** Problem details **
Among the entries below, extract exactly the lines that run from the one with "Output the component" through the one with "10, 11, 12];", both ends included.

** begin **

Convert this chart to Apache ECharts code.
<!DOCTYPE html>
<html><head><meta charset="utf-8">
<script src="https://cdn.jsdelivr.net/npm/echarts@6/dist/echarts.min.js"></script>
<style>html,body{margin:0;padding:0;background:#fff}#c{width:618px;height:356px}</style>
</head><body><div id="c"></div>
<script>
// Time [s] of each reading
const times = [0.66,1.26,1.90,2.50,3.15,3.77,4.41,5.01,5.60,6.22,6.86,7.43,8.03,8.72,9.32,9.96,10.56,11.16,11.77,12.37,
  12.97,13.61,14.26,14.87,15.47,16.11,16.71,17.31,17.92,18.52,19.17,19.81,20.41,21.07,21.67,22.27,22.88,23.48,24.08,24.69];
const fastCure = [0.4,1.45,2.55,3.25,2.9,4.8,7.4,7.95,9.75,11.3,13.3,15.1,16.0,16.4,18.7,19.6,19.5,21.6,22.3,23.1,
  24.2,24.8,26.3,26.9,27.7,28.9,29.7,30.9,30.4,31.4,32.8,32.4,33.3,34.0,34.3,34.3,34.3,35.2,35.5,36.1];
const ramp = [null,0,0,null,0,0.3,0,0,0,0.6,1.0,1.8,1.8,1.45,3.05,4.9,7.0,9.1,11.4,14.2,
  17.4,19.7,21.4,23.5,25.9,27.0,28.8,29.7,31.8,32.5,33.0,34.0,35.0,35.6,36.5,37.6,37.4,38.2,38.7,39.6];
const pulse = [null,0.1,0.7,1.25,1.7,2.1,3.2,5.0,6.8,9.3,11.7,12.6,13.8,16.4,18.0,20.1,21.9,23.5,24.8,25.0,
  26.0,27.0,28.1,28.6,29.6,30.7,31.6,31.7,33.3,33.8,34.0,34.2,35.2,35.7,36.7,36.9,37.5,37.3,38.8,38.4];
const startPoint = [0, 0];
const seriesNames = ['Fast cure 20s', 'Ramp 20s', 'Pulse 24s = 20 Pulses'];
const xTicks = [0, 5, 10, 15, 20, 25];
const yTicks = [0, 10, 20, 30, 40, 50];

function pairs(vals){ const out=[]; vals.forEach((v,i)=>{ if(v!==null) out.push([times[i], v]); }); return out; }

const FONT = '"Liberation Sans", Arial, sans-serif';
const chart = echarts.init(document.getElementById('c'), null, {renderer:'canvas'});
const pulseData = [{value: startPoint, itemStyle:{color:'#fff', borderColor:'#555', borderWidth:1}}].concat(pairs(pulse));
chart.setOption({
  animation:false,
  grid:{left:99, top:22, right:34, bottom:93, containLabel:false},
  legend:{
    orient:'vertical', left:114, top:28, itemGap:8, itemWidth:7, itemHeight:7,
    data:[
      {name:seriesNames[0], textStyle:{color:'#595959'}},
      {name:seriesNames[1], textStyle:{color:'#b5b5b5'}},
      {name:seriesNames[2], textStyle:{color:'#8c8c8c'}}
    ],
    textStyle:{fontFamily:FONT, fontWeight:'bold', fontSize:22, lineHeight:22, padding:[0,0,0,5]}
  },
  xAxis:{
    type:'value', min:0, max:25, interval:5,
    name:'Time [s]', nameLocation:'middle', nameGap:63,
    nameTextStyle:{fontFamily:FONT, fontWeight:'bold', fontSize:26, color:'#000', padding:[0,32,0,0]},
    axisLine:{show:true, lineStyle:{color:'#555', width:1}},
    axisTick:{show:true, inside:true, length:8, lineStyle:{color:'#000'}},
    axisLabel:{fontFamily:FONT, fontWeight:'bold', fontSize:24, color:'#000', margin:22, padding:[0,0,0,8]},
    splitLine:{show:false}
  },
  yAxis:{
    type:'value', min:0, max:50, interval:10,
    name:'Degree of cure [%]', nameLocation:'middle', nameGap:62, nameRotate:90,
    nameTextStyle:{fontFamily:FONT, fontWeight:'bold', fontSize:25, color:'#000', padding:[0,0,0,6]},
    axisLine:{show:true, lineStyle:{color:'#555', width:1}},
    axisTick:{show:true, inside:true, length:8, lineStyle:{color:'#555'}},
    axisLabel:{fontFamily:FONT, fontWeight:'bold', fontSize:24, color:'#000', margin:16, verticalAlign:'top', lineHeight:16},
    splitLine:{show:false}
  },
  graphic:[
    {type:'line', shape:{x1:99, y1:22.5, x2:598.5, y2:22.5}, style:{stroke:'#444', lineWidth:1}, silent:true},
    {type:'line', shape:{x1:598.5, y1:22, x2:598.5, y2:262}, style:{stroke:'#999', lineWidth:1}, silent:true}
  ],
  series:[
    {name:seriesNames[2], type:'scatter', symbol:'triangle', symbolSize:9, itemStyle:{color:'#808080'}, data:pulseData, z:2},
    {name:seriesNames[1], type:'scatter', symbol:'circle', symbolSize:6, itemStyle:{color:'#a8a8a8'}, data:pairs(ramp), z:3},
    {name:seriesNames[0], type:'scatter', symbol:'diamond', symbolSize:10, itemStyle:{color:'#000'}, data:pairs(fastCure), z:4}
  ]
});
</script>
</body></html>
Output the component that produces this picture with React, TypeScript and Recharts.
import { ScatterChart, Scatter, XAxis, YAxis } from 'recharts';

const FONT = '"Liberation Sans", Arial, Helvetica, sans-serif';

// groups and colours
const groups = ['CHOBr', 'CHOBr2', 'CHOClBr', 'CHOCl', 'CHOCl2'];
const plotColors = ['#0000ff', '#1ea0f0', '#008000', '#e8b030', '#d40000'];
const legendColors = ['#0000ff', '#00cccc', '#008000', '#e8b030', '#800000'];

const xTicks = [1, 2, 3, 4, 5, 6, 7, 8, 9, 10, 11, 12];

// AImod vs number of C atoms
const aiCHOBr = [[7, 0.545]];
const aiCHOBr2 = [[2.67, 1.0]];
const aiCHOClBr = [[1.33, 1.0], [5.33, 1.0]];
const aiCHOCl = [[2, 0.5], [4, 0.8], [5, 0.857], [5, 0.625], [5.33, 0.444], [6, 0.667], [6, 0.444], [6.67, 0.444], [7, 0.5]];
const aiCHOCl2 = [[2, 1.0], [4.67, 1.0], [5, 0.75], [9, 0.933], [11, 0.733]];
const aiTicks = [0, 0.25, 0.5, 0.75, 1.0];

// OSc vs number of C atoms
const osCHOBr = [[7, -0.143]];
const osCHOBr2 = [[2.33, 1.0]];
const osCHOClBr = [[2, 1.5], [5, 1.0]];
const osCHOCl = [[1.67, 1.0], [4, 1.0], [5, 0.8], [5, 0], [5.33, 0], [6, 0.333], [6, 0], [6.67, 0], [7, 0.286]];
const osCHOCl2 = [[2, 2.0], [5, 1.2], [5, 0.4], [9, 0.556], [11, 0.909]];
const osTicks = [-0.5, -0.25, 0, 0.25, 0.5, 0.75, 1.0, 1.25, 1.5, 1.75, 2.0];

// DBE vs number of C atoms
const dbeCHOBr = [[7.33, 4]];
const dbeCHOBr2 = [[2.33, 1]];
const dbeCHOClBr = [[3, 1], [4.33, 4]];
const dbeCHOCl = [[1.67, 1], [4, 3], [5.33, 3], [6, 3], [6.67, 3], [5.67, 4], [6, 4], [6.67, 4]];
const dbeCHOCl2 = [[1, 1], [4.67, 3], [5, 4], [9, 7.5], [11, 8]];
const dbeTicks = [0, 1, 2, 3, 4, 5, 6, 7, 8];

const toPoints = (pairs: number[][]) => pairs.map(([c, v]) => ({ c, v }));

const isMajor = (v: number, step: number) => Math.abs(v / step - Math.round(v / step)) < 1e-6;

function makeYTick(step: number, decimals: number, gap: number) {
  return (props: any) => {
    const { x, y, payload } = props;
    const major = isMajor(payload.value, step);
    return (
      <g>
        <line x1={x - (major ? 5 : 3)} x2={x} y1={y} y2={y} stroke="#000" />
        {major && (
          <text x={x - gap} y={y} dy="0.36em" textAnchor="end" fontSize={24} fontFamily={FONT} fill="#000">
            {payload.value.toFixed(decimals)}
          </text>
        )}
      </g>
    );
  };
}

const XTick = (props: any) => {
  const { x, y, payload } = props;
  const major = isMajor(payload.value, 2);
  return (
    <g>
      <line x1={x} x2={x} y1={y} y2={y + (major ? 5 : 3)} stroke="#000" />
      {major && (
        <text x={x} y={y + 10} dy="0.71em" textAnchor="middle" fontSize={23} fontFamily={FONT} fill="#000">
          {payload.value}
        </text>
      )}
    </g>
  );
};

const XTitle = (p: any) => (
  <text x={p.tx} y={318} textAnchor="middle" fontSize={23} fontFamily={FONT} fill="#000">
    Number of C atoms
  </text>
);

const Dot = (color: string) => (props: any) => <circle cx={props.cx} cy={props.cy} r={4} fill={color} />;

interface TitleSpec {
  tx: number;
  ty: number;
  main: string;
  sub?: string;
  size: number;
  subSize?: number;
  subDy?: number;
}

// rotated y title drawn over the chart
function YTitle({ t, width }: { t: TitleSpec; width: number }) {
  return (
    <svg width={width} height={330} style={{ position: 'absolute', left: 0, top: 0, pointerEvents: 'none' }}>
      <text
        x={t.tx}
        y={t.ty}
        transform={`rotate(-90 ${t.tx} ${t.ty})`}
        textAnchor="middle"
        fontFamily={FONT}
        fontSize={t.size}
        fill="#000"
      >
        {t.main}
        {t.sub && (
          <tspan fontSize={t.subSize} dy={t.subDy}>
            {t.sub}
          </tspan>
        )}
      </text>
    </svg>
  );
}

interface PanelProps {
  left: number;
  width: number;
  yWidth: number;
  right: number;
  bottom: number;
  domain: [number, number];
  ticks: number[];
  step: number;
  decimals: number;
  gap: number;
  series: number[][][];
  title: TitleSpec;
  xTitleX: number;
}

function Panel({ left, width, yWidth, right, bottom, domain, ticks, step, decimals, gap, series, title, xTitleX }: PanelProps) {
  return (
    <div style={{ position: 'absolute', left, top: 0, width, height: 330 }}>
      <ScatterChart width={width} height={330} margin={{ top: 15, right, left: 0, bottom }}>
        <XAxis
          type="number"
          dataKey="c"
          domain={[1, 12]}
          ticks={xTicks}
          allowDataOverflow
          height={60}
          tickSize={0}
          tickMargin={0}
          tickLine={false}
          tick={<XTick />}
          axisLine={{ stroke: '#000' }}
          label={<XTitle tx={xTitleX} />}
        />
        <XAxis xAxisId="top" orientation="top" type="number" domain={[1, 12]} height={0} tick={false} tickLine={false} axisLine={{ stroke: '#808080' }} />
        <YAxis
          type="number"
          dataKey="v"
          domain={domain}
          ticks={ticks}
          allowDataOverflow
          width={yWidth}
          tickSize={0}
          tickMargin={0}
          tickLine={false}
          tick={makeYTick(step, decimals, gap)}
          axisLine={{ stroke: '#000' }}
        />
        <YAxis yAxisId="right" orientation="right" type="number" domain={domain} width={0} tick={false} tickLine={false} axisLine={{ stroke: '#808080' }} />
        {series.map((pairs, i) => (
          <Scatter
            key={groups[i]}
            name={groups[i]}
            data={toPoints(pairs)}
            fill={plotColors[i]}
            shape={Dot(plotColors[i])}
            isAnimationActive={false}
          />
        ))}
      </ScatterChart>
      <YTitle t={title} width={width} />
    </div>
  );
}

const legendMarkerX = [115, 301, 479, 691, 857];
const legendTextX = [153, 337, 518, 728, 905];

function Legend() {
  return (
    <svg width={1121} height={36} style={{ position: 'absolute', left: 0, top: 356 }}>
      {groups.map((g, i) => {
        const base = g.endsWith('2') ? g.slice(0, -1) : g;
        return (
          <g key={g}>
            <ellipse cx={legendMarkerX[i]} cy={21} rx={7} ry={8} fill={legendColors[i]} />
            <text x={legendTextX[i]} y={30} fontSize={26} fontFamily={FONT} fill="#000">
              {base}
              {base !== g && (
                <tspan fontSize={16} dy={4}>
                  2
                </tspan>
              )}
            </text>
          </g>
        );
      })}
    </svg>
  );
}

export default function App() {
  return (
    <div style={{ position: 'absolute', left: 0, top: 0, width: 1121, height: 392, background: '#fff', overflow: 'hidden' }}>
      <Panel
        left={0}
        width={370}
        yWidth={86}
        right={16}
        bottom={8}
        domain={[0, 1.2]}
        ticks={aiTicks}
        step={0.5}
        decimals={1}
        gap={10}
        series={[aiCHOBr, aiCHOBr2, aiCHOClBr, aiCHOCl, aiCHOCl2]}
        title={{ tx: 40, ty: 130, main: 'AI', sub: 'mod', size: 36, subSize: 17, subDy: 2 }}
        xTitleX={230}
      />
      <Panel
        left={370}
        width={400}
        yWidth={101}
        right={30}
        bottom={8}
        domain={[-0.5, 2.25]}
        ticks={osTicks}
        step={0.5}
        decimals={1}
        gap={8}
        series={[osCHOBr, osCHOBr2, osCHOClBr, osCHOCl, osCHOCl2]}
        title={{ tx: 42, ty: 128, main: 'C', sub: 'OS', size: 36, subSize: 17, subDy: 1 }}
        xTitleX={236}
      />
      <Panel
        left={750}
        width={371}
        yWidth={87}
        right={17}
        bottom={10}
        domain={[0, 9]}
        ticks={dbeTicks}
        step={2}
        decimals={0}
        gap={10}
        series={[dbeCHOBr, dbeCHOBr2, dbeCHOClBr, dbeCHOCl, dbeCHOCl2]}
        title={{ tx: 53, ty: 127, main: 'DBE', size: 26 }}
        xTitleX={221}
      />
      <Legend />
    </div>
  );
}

** end **

** Answer to this exercise **
Output the component that produces this picture with React, TypeScript and Recharts.
import { ScatterChart, Scatter, XAxis, YAxis } from 'recharts';

const FONT = '"Liberation Sans", Arial, Helvetica, sans-serif';

// groups and colours
const groups = ['CHOBr', 'CHOBr2', 'CHOClBr', 'CHOCl', 'CHOCl2'];
const plotColors = ['#0000ff', '#1ea0f0', '#008000', '#e8b030', '#d40000'];
const legendColors = ['#0000ff', '#00cccc', '#008000', '#e8b030', '#800000'];

const xTicks = [1, 2, 3, 4, 5, 6, 7, 8, 9, 10, 11, 12];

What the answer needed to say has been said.